Философствующая личность во всех своих субъективных переживаниях стоит под воздействием среды и времени. В этих переживаниях скрещиваются различные течения — религиозные, научные, собственно философские, общественные, экономические.
Отсюда, по прекрасному выражению В. Виндельбанда, «каждая философская система дышит в духе и букве жизнью своего времени». В силу этого каждое философское построение может быть вполне понято лишь из условий среды и времени.
Короче: наука по отношению к среде и времени в значительной мере бесцветна, философия окрашена тем и другим.

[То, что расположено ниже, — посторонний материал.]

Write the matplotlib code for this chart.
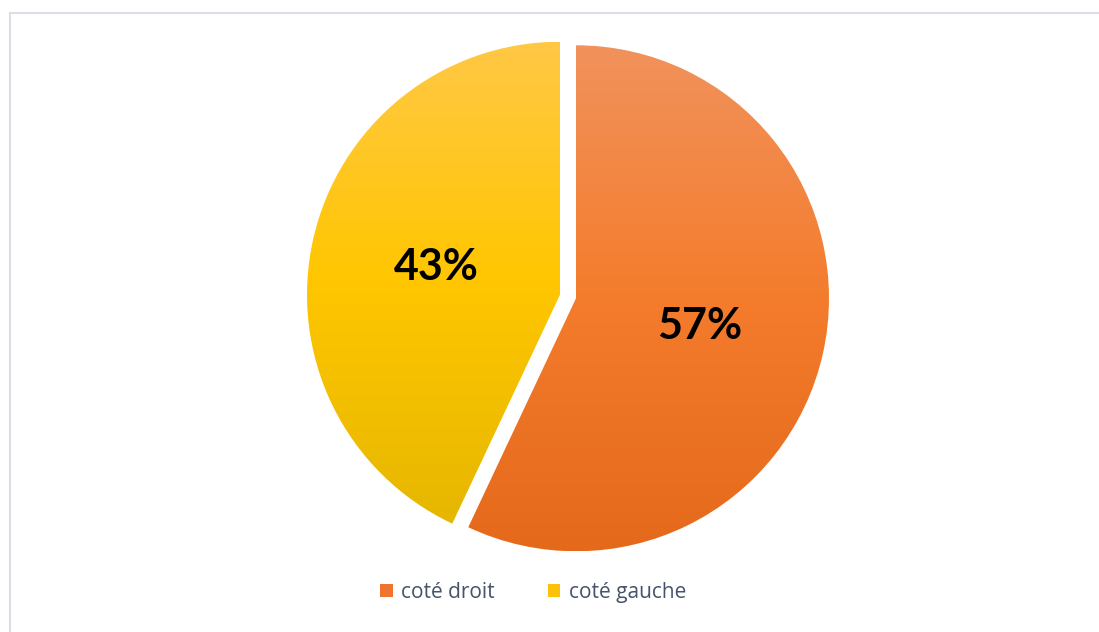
import matplotlib
matplotlib.use("Agg")
import matplotlib.pyplot as plt
import numpy as np
from matplotlib.colors import LinearSegmentedColormap
from matplotlib.patches import Rectangle, Patch

# Data
categories = ["coté droit", "coté gauche"]
shares = [57, 43]

# Vertical gradients (top -> middle -> bottom) for each slice
gradients = [
    ["#F1925C", "#F47C2C", "#E5691B"],
    ["#FFC845", "#FFC600", "#E6B700"],
]
legend_colors = ["#EF7430", "#FCC20A"]

W, H = 1099, 632
fig = plt.figure(figsize=(W / 100, H / 100), dpi=100)
ax = fig.add_axes([0, 0, 1, 1])

radius = 253
center = (568, H - 296.5)
gap = 8.2  # slice offset, in pixels
wedges, texts, autotexts = ax.pie(
    shares,
    startangle=90,
    counterclock=False,
    explode=[gap, gap],
    radius=radius,
    center=center,
    autopct="%1.0f%%",
    pctdistance=0.5,
    colors=["none", "none"],
    wedgeprops=dict(linewidth=0),
    textprops=dict(fontsize=31, fontweight="bold", color="black", family="Lato"),
    frame=True,
)
ax.set_xlim(0, W)
ax.set_ylim(0, H)
ax.set_aspect("equal")
ax.axis("off")

# Fill each wedge with its vertical gradient
for w, stops in zip(wedges, gradients):
    ext = w.get_path().get_extents()
    cmap = LinearSegmentedColormap.from_list("g", stops[::-1])
    grad = np.linspace(0, 1, 256).reshape(-1, 1)
    im = ax.imshow(grad, cmap=cmap, origin="lower", aspect="auto",
                   extent=[ext.x0, ext.x1, ext.y0, ext.y1], zorder=1,
                   interpolation="bilinear")
    im.set_clip_path(w)
for t in autotexts:
    t.set_zorder(3)
ax.set_xlim(0, W)
ax.set_ylim(0, H)

# Chart frame
fig.patches.append(Rectangle((9.5 / W, -0.05), 1.2, (H - 12.5) / H + 0.05,
                             transform=fig.transFigure, fill=False,
                             edgecolor="#DADFE5", linewidth=1.5))

handles = [Patch(facecolor=c, edgecolor="none") for c in legend_colors]
leg = ax.legend(handles, categories, loc="center", bbox_to_anchor=(533 / W, 1 - 592.5 / H),
                bbox_transform=fig.transFigure, ncol=2, frameon=False,
                prop=dict(family="Open Sans", size=15), handlelength=0.6,
                handleheight=0.6, handletextpad=0.4, columnspacing=2.55)
for t in leg.get_texts():
    t.set_color("#44546A")

fig.savefig("out.png", dpi=100, facecolor="white")
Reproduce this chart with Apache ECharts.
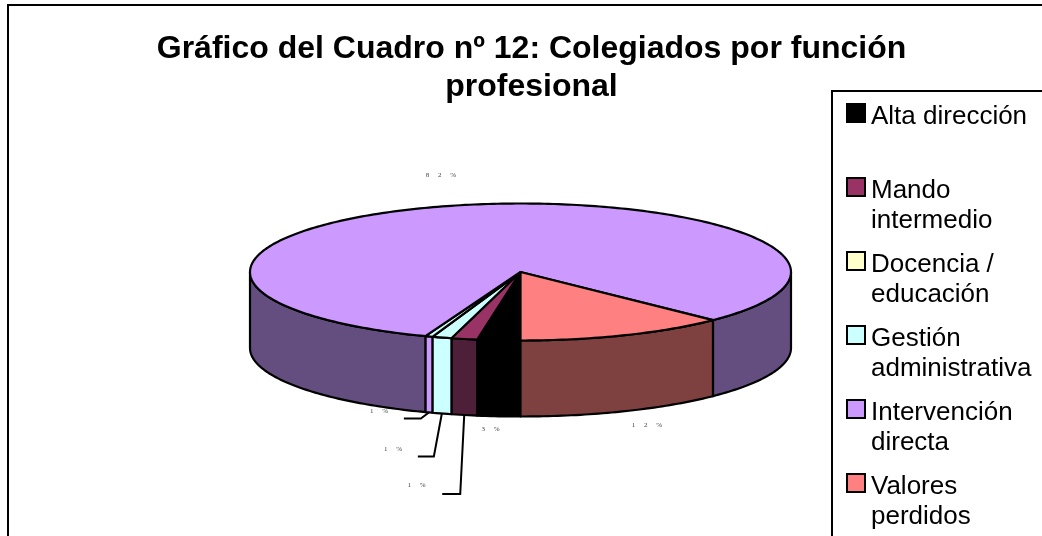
<!DOCTYPE html>
<html>
<head>
<meta charset="utf-8">
<style>
html,body{margin:0;padding:0;background:#fff;}
#main{width:1042px;height:536px;}
</style>
<script src="https://cdn.jsdelivr.net/npm/echarts@6/dist/echarts.min.js"></script>
</head>
<body>
<div id="main"></div>
<script>
// datos
var titleText = 'Gráfico del Cuadro nº 12: Colegiados por función\nprofesional';
var categories = ['Alta dirección\n ', 'Mando\nintermedio', 'Docencia /\neducación', 'Gestión\nadministrativa', 'Intervención\ndirecta', 'Valores\nperdidos'];
var values = [2.56, 1.55, 0.44, 1.17, 81.68, 12.6];
var percentLabels = [3, 1, 1, 1, 82, 12];
// orden de las porciones, en sentido horario desde las 6
var sliceOrder = [0, 1, 3, 2, 4, 5];
var legendColors = ['#000000', '#993366', '#FFFFCC', '#CCFFFF', '#CC99FF', '#FF8080'];
var topColors = ['#000000', '#993366', '#CCFFFF', '#CCFFFF', '#CC99FF', '#FF8080'];
var wallColors = ['#000000', '#4D1F38', '#CC99FF', '#CCFFFF', '#634E7F', '#7F4040'];

// geometria del pastel
var cx = 520.5, cy = 272, rx = 270.5, ry = 68.5, depth = 76;
var rad = Math.PI / 180;

// posicion de las etiquetas, y codo de las lineas guia
var labelPos = [[490.5, 429], [416.5, 485], [379, 411], [393, 449], [441, 175], [647, 425]];
var leaderElbows = {
    1: [[-4, 79], [-22, 79]],
    2: [[-8, 6], [-25, 6]],
    3: [[-8, 43], [-24, 43]]
};

function edgePoint(t, down){
    return [cx - rx * Math.sin(t * rad), cy + ry * Math.cos(t * rad) + (down ? depth : 0)];
}

function arcPoints(from, to, down){
    var pts = [];
    var n = Math.max(2, Math.ceil(Math.abs(to - from)));
    for(var i = 0; i <= n; i++){
        pts.push(edgePoint(from + (to - from) * i / n, down));
    }
    return pts;
}

// pared lateral: solo la parte frontal (0-90 y 270-360) se ve
function wallShape(from, to, color){
    var out = [];
    [[0, 90], [270, 360]].forEach(function(win){
        var a = Math.max(from, win[0]), b = Math.min(to, win[1]);
        if(b > a){
            out.push({
                type: 'polygon',
                shape: {points: arcPoints(a, b, false).concat(arcPoints(b, a, true))},
                style: {fill: color, stroke: '#000', lineWidth: 2.2, lineJoin: 'round'}
            });
        }
    });
    return out;
}

function renderSlice(idx){
    return function(params, api){
        var from = api.value(0), to = api.value(1);
        var children = wallShape(from, to, wallColors[idx]);
        children.push({
            type: 'polygon',
            shape: {points: [[cx, cy]].concat(arcPoints(from, to, false))},
            style: {fill: topColors[idx], stroke: '#000', lineWidth: 2.2, lineJoin: 'round'}
        });
        if(leaderElbows[idx]){
            var s = edgePoint((from + to) / 2, true);
            var elbows = leaderElbows[idx];
            children.push({
                type: 'polyline',
                shape: {points: [s, [s[0] + elbows[0][0], s[1] + elbows[0][1]], [s[0] + elbows[1][0], s[1] + elbows[1][1]]]},
                style: {fill: null, stroke: '#000', lineWidth: 2}
            });
        }
        children.push({
            type: 'text',
            x: labelPos[idx][0],
            y: labelPos[idx][1],
            style: {
                text: String(percentLabels[idx]).split('').join('     ') + '     %',
                fill: '#444',
                font: '7px "Liberation Serif"',
                align: 'center',
                verticalAlign: 'middle'
            }
        });
        return {type: 'group', children: children};
    };
}

var seriesArr = [];
var acum = 0;
for(var i = 0; i < sliceOrder.length; i++){
    var idx = sliceOrder[i];
    var ang = values[idx] * 3.6;
    seriesArr[seriesArr.length] = {
        name: categories[idx],
        type: 'custom',
        coordinateSystem: 'none',
        silent: true,
        animation: false,
        itemStyle: {color: legendColors[idx]},
        renderItem: renderSlice(idx),
        data: [[acum, acum + ang]]
    };
    acum += ang;
}

var option = {
    backgroundColor: '#fff',
    animation: false,
    title: {
        text: titleText,
        left: 526.5,
        top: 25,
        textAlign: 'center',
        textStyle: {
            fontFamily: '"Liberation Sans"',
            fontWeight: 'bold',
            fontSize: 32,
            lineHeight: 38,
            color: '#000'
        }
    },
    // marco exterior, se corta fuera de la imagen
    graphic: [{
        type: 'rect',
        silent: true,
        shape: {x: 8, y: 5, width: 1200, height: 800},
        style: {fill: null, stroke: '#000', lineWidth: 2}
    }],
    legend: {
        orient: 'vertical',
        left: 832,
        top: 91,
        height: 800,
        padding: [11, 60, 60, 14],
        itemGap: 14,
        itemWidth: 19,
        itemHeight: 56,
        selectedMode: false,
        // cuadrado arriba del item para alinearlo con la primera linea
        icon: 'path://M0 0H18V18H0Z M19 56L19 56',
        borderColor: '#000',
        borderWidth: 2,
        itemStyle: {borderColor: '#000', borderWidth: 2},
        textStyle: {
            fontFamily: '"Liberation Sans"',
            fontSize: 26,
            lineHeight: 30,
            color: '#000'
        },
        data: categories
    },
    series: seriesArr
};

var myChart = echarts.init(document.getElementById('main'));
myChart.setOption(option);
</script>
</body>
</html>
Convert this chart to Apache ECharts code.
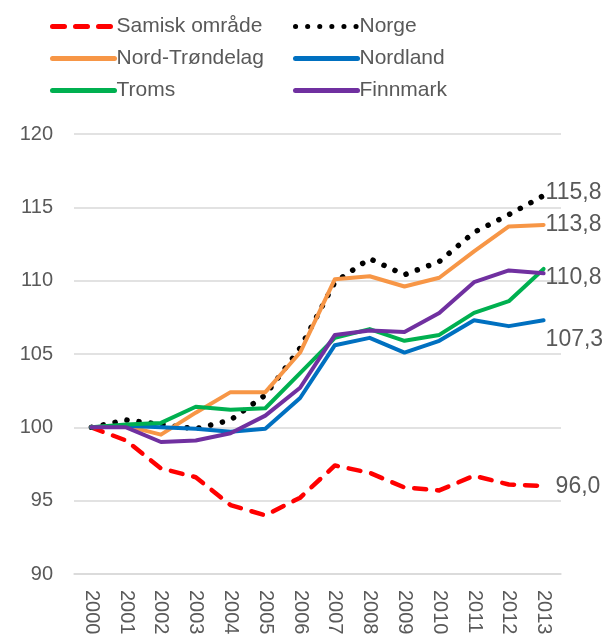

Есть еще одна типическая особенность, в значительной степени характеризующая философию в ее отличии от науки: это — обусловленность философских построений национальным складом, зависимость их от национальных особенностей философов — творцов этих построений.
Влияние национального начала на самый строй нашего ума, на самый склад нашей мысли не может подлежать сомнению: наша мысль так же своеобразна, как своеобразен и наш язык.
По словам поэта,
Язык есть исповедь народа,
В нем слышится его природа,
Душа и быт родной.
Раз человек в самом раннем детстве начинает говорить на своем родном языке, то в силу этого незаметно для самого себя он начинает постепенно усваивать навыки, состав и характер мысли, в нем запечатленной и выраженной.
Если в известной степени эти особенности мышления находят себе выражение вообще во всех сферах умственной работы, то в философии — по преимуществу, так как философские построения в особенности зависят от индивидуальных условий, среды и времени.
Отсюда названия: «Греческая философия», «Римская философия», «Германская философия», «Английская философия», «Французская философия» и т. п. — отнюдь не чисто географические названия. Эти названия указывают на философские построения, глубоко отличные друг от друга в самой своей архитектонике.